Work to be completed: Count how many lines of the material below have the word "drawn" and give only the number.

Material for the task:
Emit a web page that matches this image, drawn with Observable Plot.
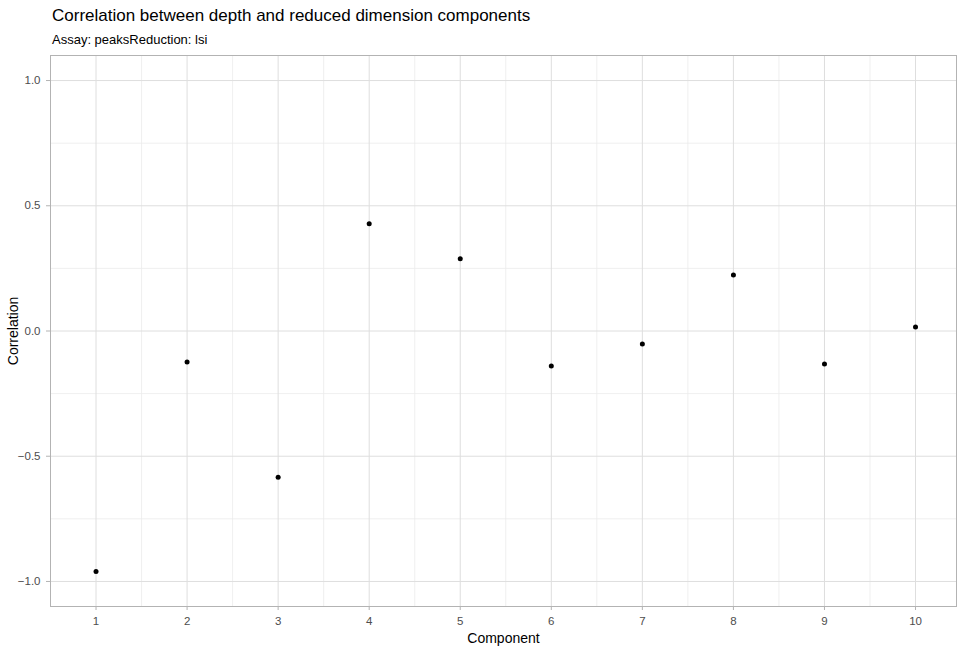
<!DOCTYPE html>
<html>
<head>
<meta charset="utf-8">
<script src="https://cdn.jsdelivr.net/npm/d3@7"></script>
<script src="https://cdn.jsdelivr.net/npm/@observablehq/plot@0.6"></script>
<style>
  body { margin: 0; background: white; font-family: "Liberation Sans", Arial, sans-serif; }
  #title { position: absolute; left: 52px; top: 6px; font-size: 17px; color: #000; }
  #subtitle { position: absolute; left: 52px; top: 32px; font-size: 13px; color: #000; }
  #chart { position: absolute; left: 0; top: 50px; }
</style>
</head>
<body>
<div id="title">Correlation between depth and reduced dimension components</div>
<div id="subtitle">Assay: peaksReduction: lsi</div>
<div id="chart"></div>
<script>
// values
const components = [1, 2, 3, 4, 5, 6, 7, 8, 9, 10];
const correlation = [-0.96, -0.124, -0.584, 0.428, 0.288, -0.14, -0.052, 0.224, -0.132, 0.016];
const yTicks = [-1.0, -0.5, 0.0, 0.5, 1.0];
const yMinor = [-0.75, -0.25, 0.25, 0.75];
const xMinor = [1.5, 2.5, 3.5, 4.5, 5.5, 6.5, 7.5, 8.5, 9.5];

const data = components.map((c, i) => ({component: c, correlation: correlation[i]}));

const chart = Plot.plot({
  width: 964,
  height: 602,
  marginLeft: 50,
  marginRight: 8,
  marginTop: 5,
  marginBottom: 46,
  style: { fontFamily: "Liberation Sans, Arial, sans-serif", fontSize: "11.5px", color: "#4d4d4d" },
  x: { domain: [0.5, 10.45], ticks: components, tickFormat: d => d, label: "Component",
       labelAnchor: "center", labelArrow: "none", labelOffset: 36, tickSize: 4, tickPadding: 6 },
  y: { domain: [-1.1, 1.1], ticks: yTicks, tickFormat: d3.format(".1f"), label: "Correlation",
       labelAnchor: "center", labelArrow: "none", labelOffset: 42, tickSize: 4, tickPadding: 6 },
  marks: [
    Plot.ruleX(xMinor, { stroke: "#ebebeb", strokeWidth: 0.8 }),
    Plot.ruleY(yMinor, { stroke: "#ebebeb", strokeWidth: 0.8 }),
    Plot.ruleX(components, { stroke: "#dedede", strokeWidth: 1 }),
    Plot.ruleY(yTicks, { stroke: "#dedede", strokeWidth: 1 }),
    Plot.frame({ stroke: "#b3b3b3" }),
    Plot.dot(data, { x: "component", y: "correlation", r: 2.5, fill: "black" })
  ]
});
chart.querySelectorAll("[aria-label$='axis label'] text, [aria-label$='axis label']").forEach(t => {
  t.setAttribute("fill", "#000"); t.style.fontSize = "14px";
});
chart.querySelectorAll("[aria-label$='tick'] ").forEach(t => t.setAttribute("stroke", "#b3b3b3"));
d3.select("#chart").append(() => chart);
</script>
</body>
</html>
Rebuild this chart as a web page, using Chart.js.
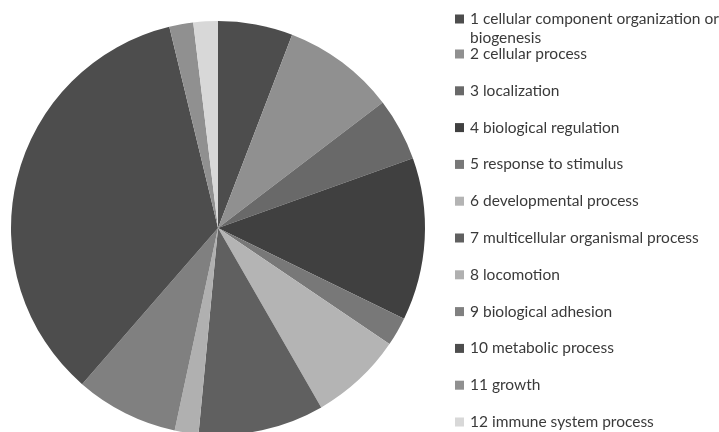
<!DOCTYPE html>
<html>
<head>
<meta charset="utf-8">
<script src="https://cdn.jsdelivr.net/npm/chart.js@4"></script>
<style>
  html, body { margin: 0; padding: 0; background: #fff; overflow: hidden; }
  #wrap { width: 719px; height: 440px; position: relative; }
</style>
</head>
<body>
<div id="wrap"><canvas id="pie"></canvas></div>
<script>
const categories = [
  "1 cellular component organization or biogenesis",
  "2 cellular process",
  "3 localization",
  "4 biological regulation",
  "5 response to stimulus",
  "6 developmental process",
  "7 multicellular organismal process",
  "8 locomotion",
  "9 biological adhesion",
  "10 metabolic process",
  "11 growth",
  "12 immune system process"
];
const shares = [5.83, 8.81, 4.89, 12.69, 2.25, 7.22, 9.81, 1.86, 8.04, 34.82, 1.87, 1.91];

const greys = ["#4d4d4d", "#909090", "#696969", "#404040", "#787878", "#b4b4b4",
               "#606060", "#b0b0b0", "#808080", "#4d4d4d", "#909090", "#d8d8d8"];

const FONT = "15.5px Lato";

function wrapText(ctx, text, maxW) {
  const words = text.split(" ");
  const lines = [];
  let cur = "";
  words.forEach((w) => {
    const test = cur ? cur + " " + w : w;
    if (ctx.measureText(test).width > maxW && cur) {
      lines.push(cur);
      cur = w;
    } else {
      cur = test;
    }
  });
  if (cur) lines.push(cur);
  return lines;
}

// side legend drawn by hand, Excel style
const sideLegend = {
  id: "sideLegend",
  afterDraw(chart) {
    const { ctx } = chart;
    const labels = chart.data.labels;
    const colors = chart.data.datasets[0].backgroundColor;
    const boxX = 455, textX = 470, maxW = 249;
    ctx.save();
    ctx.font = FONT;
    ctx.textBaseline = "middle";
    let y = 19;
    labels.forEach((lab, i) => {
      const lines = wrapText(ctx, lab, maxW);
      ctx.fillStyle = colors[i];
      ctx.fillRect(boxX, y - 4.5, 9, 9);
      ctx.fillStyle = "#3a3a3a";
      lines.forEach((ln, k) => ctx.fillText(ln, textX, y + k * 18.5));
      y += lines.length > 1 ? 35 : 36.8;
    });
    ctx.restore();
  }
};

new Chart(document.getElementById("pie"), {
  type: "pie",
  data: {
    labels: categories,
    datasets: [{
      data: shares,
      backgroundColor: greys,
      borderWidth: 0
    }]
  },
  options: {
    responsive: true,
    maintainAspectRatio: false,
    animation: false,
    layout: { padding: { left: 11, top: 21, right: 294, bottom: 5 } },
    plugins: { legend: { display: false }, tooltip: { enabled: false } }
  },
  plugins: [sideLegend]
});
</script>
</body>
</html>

Exercise solution: 2